How to add speaker tags to audio files for transcription

Guillaume Goyon, 16 June 2020

SHARE :

This blog post will go through the process of diarization, which is the task of adding speaker tags to an audio file for a transcription. It will quickly describe techniques to work with speaker vectors and an easy way to perform it using our tool.

What is diarization (adding speaker tags)?

Adding speaker tags to a transcription or answering the question “who spoke when?” is a task named diarization.

This task is not as easy as it seems, because algorithms do not nearly have the same level of understanding of sound that we have. It involves finding the number of speakers and when they spoke using the sound wave signal.

Also, it is a necessary step in Automatic Speech Recognition systems, as it lets us organize the text transcription and have additional information about the audio.

At Amberscript, we analysed different approaches and integrated the best one in our product. In this post, you will find some elements on what the existing techniques are, followed by a short guide on how to add speaker tags using our tool.

Why is diarization a complicated task?

diarization pipeline diagram

Adding speaker tags is not easy, because it involves a lot of steps. Let’s quickly describe the usual pipeline.

First, you have to split the audio in segments of speech. That means removing the parts without speech and splitting the segments of audio at speaker turns, so you end up with segments involving one speaker only.

After splitting, you must find a way to regroup segments that belongs to the same speaker under the same speaker ta. This very task is itself split into several steps.

You must extract a speaker vector for the segments and then cluster the speaker vectors to finally regroup the vectors in the same cluster under the same speaker tag. The difficulty of this task is the origin of the diarization challenge called DIHARD.

Now, on to the extraction of the said speaker vectors.

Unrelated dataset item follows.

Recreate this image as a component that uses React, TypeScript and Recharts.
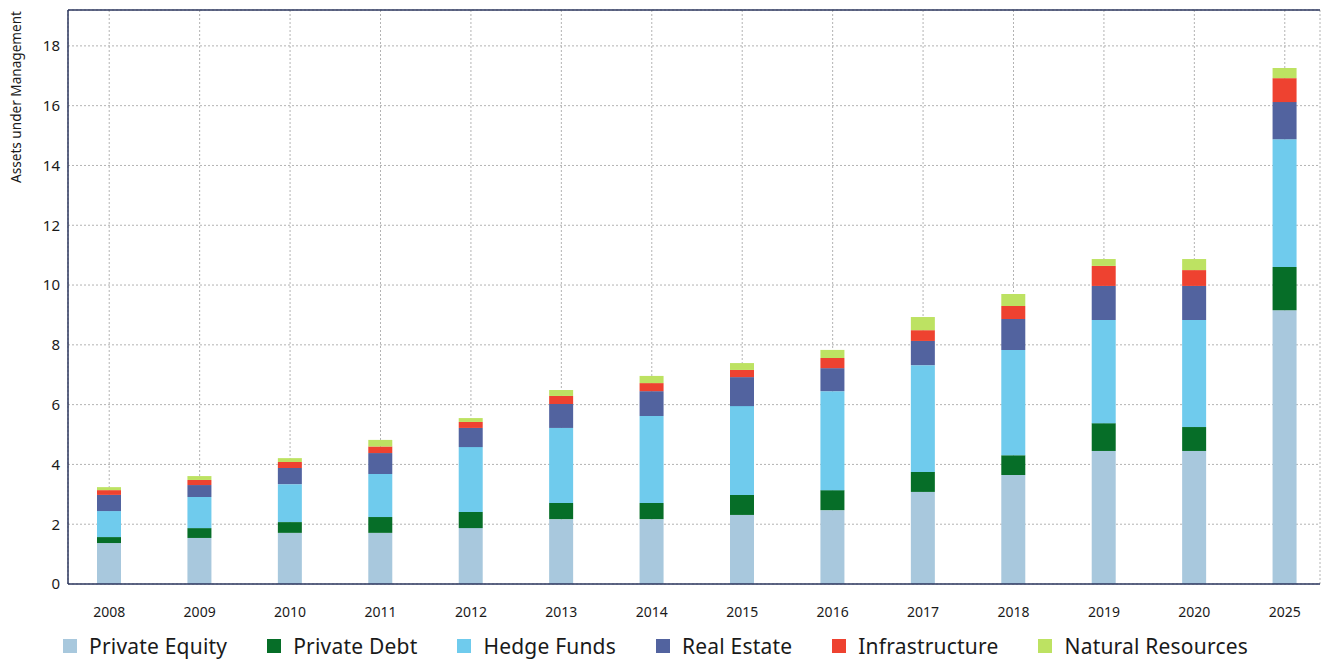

Automatic generation of speaker vectors

Usually, making the activity segments is not the most complicated part. This is called Speech Activity Detection (SAD) or Voice Activity Detection (VAD). It is usually done by using some threshold on the activity at a given moment on the audio.

What is harder is the task to make speaker vectors out of the obtained segments. For this, you can check different techniques to extract the speaker vector (called speaker embedding) in the table below:

NameInternal tool
i-vectorsStatistical models
x-vectorsTime delay neural networks
d-vectorsRecurrent neural networks
ClusterGANGenerative adversarial networks

The complete list would be much longer, but we can limit it to these techniques that are the most common.

I-vector is based on Hidden Markov Chains on Gaussian Mixture Models: two statistical models to estimate speaker change and determine speaker vectors based on a set of known speakers. It is a legacy technique that can still be used.

X-vector and d-vectors systems are based on neural networks trained to recognise a set of speakers. These systems are better in terms of performance, but require more training data and setup. Their features are used as speaker vectors.

ClusterGAN takes this a step further and tries to transform an existing speaker vector into another one that contains better information by using 3 neural networks competing against each other.

When this step is done, we end up with speaker vectors for each segment.

Clustering of the speaker vectors

After getting those speaker vectors, you need to cluster them. This means grouping together speaker vectors that are similar, hence likely to belong to the same speaker.

The issue on this step is that you may not necessarily know the number of speakers for a given file (or set of files), so you are not sure how many clusters you want to obtain. An algorithm can try to guess it, but may get it wrong.

Again, several algorithms exist and may be used to perform this task, so the most common ones are included in the table below:

NameInternal tool
K-meansIterative clustering
PLDAStatistical models
UIS-RNN
Recurrent neural network

PLDA refers to a scoring technique used in another algorithm. K-means is usually the standard way to go for clustering, but you have to define a distance between two speaker vectors and PLDA is actually more suitable for this case.

UIS-RNN is a recent technique that allows online decoding, adding new speakers as they appear and is very promising.

After the clustering step, you can add the speaker tags to the segments that belong to the same cluster, so you end up with tags for each segment.

What is left after diarization for a full transcription?

When diarization is done, you still need to actually transcribe the file (which means getting the text out of the audio), but the technology behind this merits another post!

The output of the transcription will then be a full transcription with the words of the audio file, plus the speakers associated to each part of the text.

How to add speaker tags using the Amberscript tool

Now onto the real part, how can you add said speaker tags without having to perform all the technical steps above?

You can simply head to our website and log in. When this is done, you will be able to upload a file and select the number of speakers (for better accuracy) and then let the algorithm run!

You do not have to worry about which technique to choose. After a few minutes, your file will be fully transcribed, and you can check in the editor if the speaker tags have been added correctly.

You can even correct mistakes if you can find any, and then download your transcript ready for publication.

Conclusion

To conclude, let’s say there are a lot of diarization techniques available and this process is really complicated, but we built a tool using the best available technique to let you add speaker tags to your audio files so you can get the best transcription.